Sotto l’immagine di Che Guevara papa Francesco ieri all’Avana ha spiegato in maniera semplice che cosa distingue l’evangelica attenzione ai poveri dalle ideologie pauperiste. Indicando la strada per la riconciliazione sull’isola caraibica (ma anche in Colombia)
Ogni volta che un Papa mette piede a Cuba la retorica si spreca. È inevitabile, visto quanto il mito della Revolucion irradiato dall’isola caraibica ha rappresentato nella storia recente. Il rischio – però – è sempre quello di fermarsi ai grandi scenari, alle trasformazioni geopolitiche se non addirittura alle immagini da cartolina.
Ieri invece – nell’omelia pronunciata durante la Messa nella Plaza de la Revolucion – papa Francesco è andato alla sostanza dei cambiamenti che Cuba sta vivendo, indicando una direzione. Come abbiamo ascoltato in tutti i notizari ha parlato del tema del servizio, spiegando che «il servizio guarda sempre il volto del fratello, tocca la sua carne» e per questo «non è mai ideologico, non serve idee, ma persone». «Servire il popolo» è stato uno dei più celebri slogan dei movimenti maoisti. Ieri, proprio da una delle piazze simbolo della storia del comunismo, papa Francesco ha mosso la critica più radicale che si possa porre a quell’ideologia: quella di non avere fatto davvero i conti con la carne dell’uomo sofferente ed essersi nutrito solo di idee.
Ed è significativo che l’incontro con Fidel Castro – l’anziano leader, icona oggi malata di una Revolucion non molto più in salute – sia avvenuto proprio dopo queste parole. Ha indicato il volto del fratello anche nell’andare a trovare Fidel, papa Francesco. E in questo modo ha indicato a Cuba la strada che ancora manca: quella di una riconciliazione vera all’interno della società, che può partire solo dall’attenzione a chi è fragile. Chiunque egli sia. Perché l’abbiamo già visto in tante altre transizioni del socialismo reale: uscire dalla logica dell’embargo per aprire le porte al mondo dei più forti, a chi è in grado di fare affari, è relativamente facile (e già sta succedendo dietro le quinte anche in questi giorni all’Avana). Ma perché il muro cada davvero occorre fare sì che Cuba esca da questa logica dell’esclusione. Guardandosi da quel falso servizio che – ha ammonito il Papa – «ha come interesse il beneficiare i “miei”, in nome del “nostro”. Questo servizio che lascia sempre fuori i “tuoi”, generando una dinamica di esclusione».

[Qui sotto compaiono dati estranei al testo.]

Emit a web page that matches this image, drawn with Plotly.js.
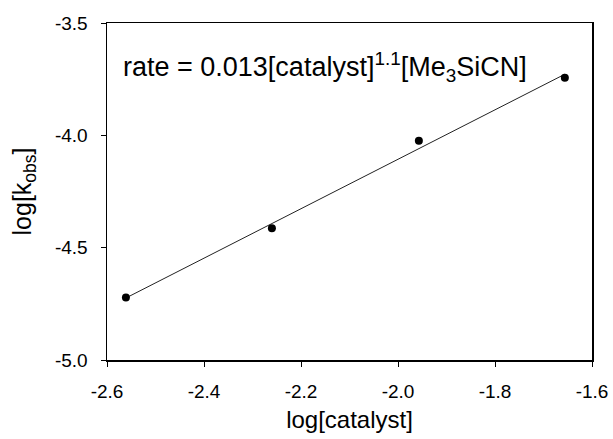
<!DOCTYPE html>
<html>
<head>
<meta charset="utf-8">
<script src="https://cdn.plot.ly/plotly-3.0.1.min.js"></script>
<style>html,body{margin:0;padding:0;background:#fff;}#chart{width:613px;height:439px;}</style>
</head>
<body>
<div id="chart"></div>
<script>
// Data
const logCatalyst = [-2.561, -2.260, -1.957, -1.656];
const logKobs = [-4.722, -4.414, -4.024, -3.744];
// Fitted trend line endpoints (as drawn in the reference)
const fitX = [-2.561, -1.656];
const fitY = [-4.724, -3.728];
const xTicks = [-2.6, -2.4, -2.2, -2.0, -1.8, -1.6];
const yTicks = [-5.0, -4.5, -4.0, -3.5];
const xTickText = ['-2.6', '-2.4', '-2.2', '-2.0', '-1.8', '-1.6'];
const yTickText = ['-5.0', '-4.5', '-4.0', '-3.5'];
const equationText = 'rate = 0.013[catalyst]<sup>1.1</sup>[Me<sub>3</sub>SiCN]';

const font = 'Liberation Sans, Arial, sans-serif';
const traces = [
  {x: fitX, y: fitY, mode: 'lines', line: {color: '#222', width: 1}, hoverinfo: 'skip', showlegend: false},
  {x: logCatalyst, y: logKobs, mode: 'markers', marker: {color: '#000', size: 8}, showlegend: false}
];
const layout = {
  width: 613, height: 439,
  margin: {l: 107, r: 21, t: 23, b: 79},
  paper_bgcolor: '#fff', plot_bgcolor: '#fff',
  font: {family: font, color: '#000'},
  showlegend: false,
  xaxis: {
    range: [-2.6, -1.6], tickvals: xTicks, ticktext: xTickText,
    ticks: 'outside', ticklen: 5, tickwidth: 1, tickcolor: '#000',
    showline: true, linecolor: '#000', linewidth: 1.5, mirror: true,
    showgrid: false, zeroline: false,
    tickfont: {size: 19, family: font}, ticklabelstandoff: 9,
    title: {text: 'log[catalyst]', font: {size: 24, family: font}, standoff: 10}
  },
  yaxis: {
    range: [-5.0, -3.5], tickvals: yTicks, ticktext: yTickText,
    ticks: 'outside', ticklen: 5, tickwidth: 1, tickcolor: '#000',
    showline: true, linecolor: '#000', linewidth: 1.5, mirror: true,
    showgrid: false, zeroline: false,
    tickfont: {size: 19, family: font}, ticklabelstandoff: 9,
    title: {text: 'log[k<sub>obs</sub>]', font: {size: 25, family: font}, standoff: 16}
  },
  annotations: [{
    xref: 'paper', yref: 'paper', x: 0.028, y: 0.87,
    xanchor: 'left', yanchor: 'middle', showarrow: false,
    text: equationText, font: {size: 27, family: font, color: '#000'}
  }]
};
Plotly.newPlot('chart', traces, layout, {displayModeBar: false, staticPlot: true});
</script>
</body>
</html>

In queste giornate il Papa non sta celebrando come un trionfatore il risultato del disgelo tra l’Avana e Washington. Sta guardando avanti. Ha scelto di rimanere a Cuba per ben tre giorni (tanti per gli standard dei viaggi di Bergoglio) e incontrare a fondo l’isola, recandosi ad esempio oggi anche in una città mai visitata dai suoi predecessori come Holguín. A Francesco non basta la pace dei politici: vuole che la società cubana diventi un laboratorio per il mondo di oggi così lacerato (come ha detto espressamente sabato nel discorso pronunciato appena arrivato all’Avana).
Non a caso al termine della Messa – durante la preghiera dell’Angelus – dall’Avana il Papa ha lanciato anche un appello fortissimo a sostegno del traballante negoziato di pace tra il governo della Colombia e la guerriglia delle Farc, da anni in corso proprio con la mediazione cubana: «Per favore, non possiamo permetterci un altro fallimento in questo cammino di pace e riconciliazione», ha detto. La pace chiesta «per favore» è un grido che parte dal volto di chi tanto ha sofferto a causa della guerra. È la diplomazia del cuore che va oltre le ideologie sui poveri. Per archiviarle davvero.